Instalação de bandeiras e afins é proibida, de acordo com o Código Civil. Veto se deve ao fato de que fachadas de edifícios não podem ser mudadas
Pouco depois de instalar a bandeira do Brasil de 2,80 metros por 1,80 metro na varanda do apartamento, o técnico de informática Julio Zanatto recebeu a informação de que o item poderia render a ele uma multa de R$ 600 do condomínio em que vive em São Paulo –quatro vezes mais que o preço do item.
A ideia era postar uma foto na conta do Instagram da bandeira instalada no 23º andar com a legenda “sou brasileiro, paulista, amo verde e amarelo e ninguém vai mexer no meu telefone celular [uma referência à proibição de se usar o aparelho de telefone na cabine de votação anunciada pelo Tribunal Superior Eleitoral nesta semana].” Porém, a bandeira foi retirada, e o post não veio.
“Na primeira vez, o síndico, unilateralmente, pode multar o morador, que pode apelar para uma assembleia contestando a multa”, explica Luciano Godoy, professor da FGV e especialista em direito privado. “Se a assembleia seguir o síndico e o morador infringir novamente o código, ele pode ser multado mais uma vez, agora sem apelação, em até cinco [vezes].”
Com o feriado iminente, quando o país celebra 200 anos da Independência, eleições próximas e Copa do Mundo no fim do ano, o calendário no Brasil sugere que casos como o de Zanatto podem se tornar cada vez mais comuns nos próximos meses.
Um dos moradores do local estendeu a bandeira do Brasil e disse que só aceita retirá-la mediante um decreto policial. Ele declarou que é patriota e, por isso, não vai retirar o item, segundo a síndica, que o considera um dos mais tranquilos do condomínio.
“Isso já virou polêmica e todos sabem que vai dar problema até porque as pessoas estão bem descompensadas”, diz a síndica. Ela estuda a possibilidade de permitir o uso de bandeiras só para a Copa do Mundo e com prazo de retirada.
Nos últimos anos, o verde e amarelo da bandeira do país vem sendo associado ao guarda-roupa de apoiadores do governo Bolsonaro (PL). Porém, em um movimento recente, artistas antibolsonaristas tentam resgatar os símbolos apropriados por apoiadores do presidente.
Nas ruas da capital paulista, a bandeira do Brasil ao lado da imagem de Jair Bolsonaro (PL) é vista em sacadas. Caso de um apartamento no Jardim Europa a faixa ainda conta com o lema da campanha do presidente: “Brasil Acima de Tudo e Deus Acima de Todos”.

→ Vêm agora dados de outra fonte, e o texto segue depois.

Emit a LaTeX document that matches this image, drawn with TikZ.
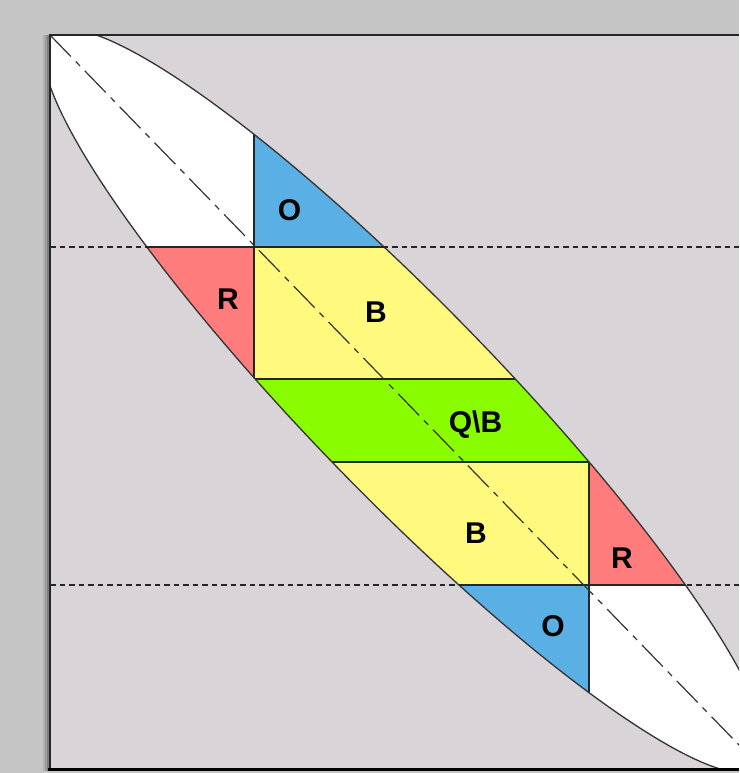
\documentclass[tikz,border=0pt]{standalone}
\usepackage{fontspec}
\setmainfont{Liberation Sans}
\definecolor{outergray}{RGB}{196,197,196}
\definecolor{panelgray}{RGB}{217,212,216}
\definecolor{oblue}{RGB}{90,176,228}
\definecolor{rred}{RGB}{255,124,124}
\definecolor{byellow}{RGB}{255,250,125}
\definecolor{qgreen}{RGB}{137,252,0}
\begin{document}
\begin{tikzpicture}[x=1pt,y=-1pt,
  lbl/.style={font=\bfseries\fontsize{30}{30}\selectfont, inner sep=0pt, anchor=base},
  sepline/.style={line width=1.4pt, draw=black!85},
  curveline/.style={line width=1.3pt, draw=black!80},
  levelline/.style={line width=1.2pt, draw=black!85, dash pattern=on 5.5pt off 4pt},
  axisline/.style={line width=1.2pt, draw=black!80, dash pattern=on 30pt off 7pt on 6pt off 7pt},
  lensrot/.style={rotate around={-45.85:(405.2,401)}}]
\useasboundingbox (0,0) rectangle (739,773);
\fill[outergray] (0,0) rectangle (739,773);
% panel shadow
\fill[black,opacity=0.10] (43,35) rectangle (50,771);
\fill[black,opacity=0.12] (45,35) rectangle (50,771);
\fill[black,opacity=0.18] (47,35) rectangle (50,771);
\fill[panelgray] (50,35) rectangle (739,769);
\begin{scope}
  \clip (50,35) rectangle (739,769);
  \fill[white, lensrot] (405.2,401) ellipse [x radius=510, y radius=95];
  \begin{scope}
    \clip[lensrot] (405.2,401) ellipse [x radius=510, y radius=95];
    \fill[oblue] (254,0) rectangle (800,247);
    \fill[rred] (0,247) rectangle (254,379);
    \fill[byellow] (254,247) rectangle (800,379);
    \fill[qgreen] (0,379) rectangle (800,462);
    \fill[byellow] (0,462) rectangle (589,585);
    \fill[rred] (589,462) rectangle (800,585);
    \fill[oblue] (0,585) rectangle (589,800);
    \draw[sepline] (0,247) -- (800,247);
    \draw[sepline] (0,379) -- (800,379);
    \draw[sepline] (0,462) -- (800,462);
    \draw[sepline] (0,585) -- (800,585);
    \draw[sepline] (254,0) -- (254,379);
    \draw[sepline] (589,462) -- (589,800);
  \end{scope}
  \draw[curveline, lensrot] (405.2,401) ellipse [x radius=510, y radius=95];
  \draw[levelline] (50,247) -- (739,247);
  \draw[levelline] (50,585) -- (739,585);
  \draw[axisline] (50,35) -- (739,745);
\end{scope}
% panel border
\draw[line width=1.3pt, black!85] (50,769) -- (50,35) -- (739,35);
\draw[line width=3pt, black] (48,769.5) -- (739,769.5);
% labels
\node[lbl] (otop) at (289.5,220) {O};
\node[lbl] (rtop) at (228,309) {R};
\node[lbl] (btop) at (376,322) {B};
\node[lbl] (qb) at (475.5,432) {Q\textbackslash B};
\node[lbl] (bbot) at (476,543) {B};
\node[lbl] (rbot) at (622,568) {R};
\node[lbl] (obot) at (553,636) {O};
\end{tikzpicture}
\end{document}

O advogado Rodrigo Karpat, da comissão especial de direito condominial da OAB-SP, afirma que estender uma bandeira não se trata, necessariamente, de um hábito ruim, mas o Código Civil deve ser respeitado. “Se não pode pintar ou alterar esquadrilhas, não pode usar bandeira”, diz ele.
Segundo Karpat, condomínios já estão enfrentando conflitos com alguns moradores que citam liberdade de expressão quando síndicos tentam proibir.
“O problema é que não se pode dizer que a bandeira do Brasil pode, mas a do Jair Bolsonaro não, a do PT também não. A partir do momento que permite, as pessoas pensam que roupas também podem ser estendidas e fica muito difícil de regular”, avalia o advogado.
Porém, nem todos os síndicos criam embates com os moradores. Karpat diz que a maioria faz vista grossa por ocorrerem em momentos transitórios. O problema, diz ele, é que em meio a eleições polarizadas como as deste ano o ato de estender bandeiras partidárias pode gerar brigas entre os condôminos.
Luciano Godoy, da FGV, ressalta que questão deve ser tratada com bom senso. “É sobre liberdade de expressão, então, caso um morador levante o tema, sempre há de se deliberar. As pessoas têm deveres, mas também têm direito de se manifestar”, afirma o docente.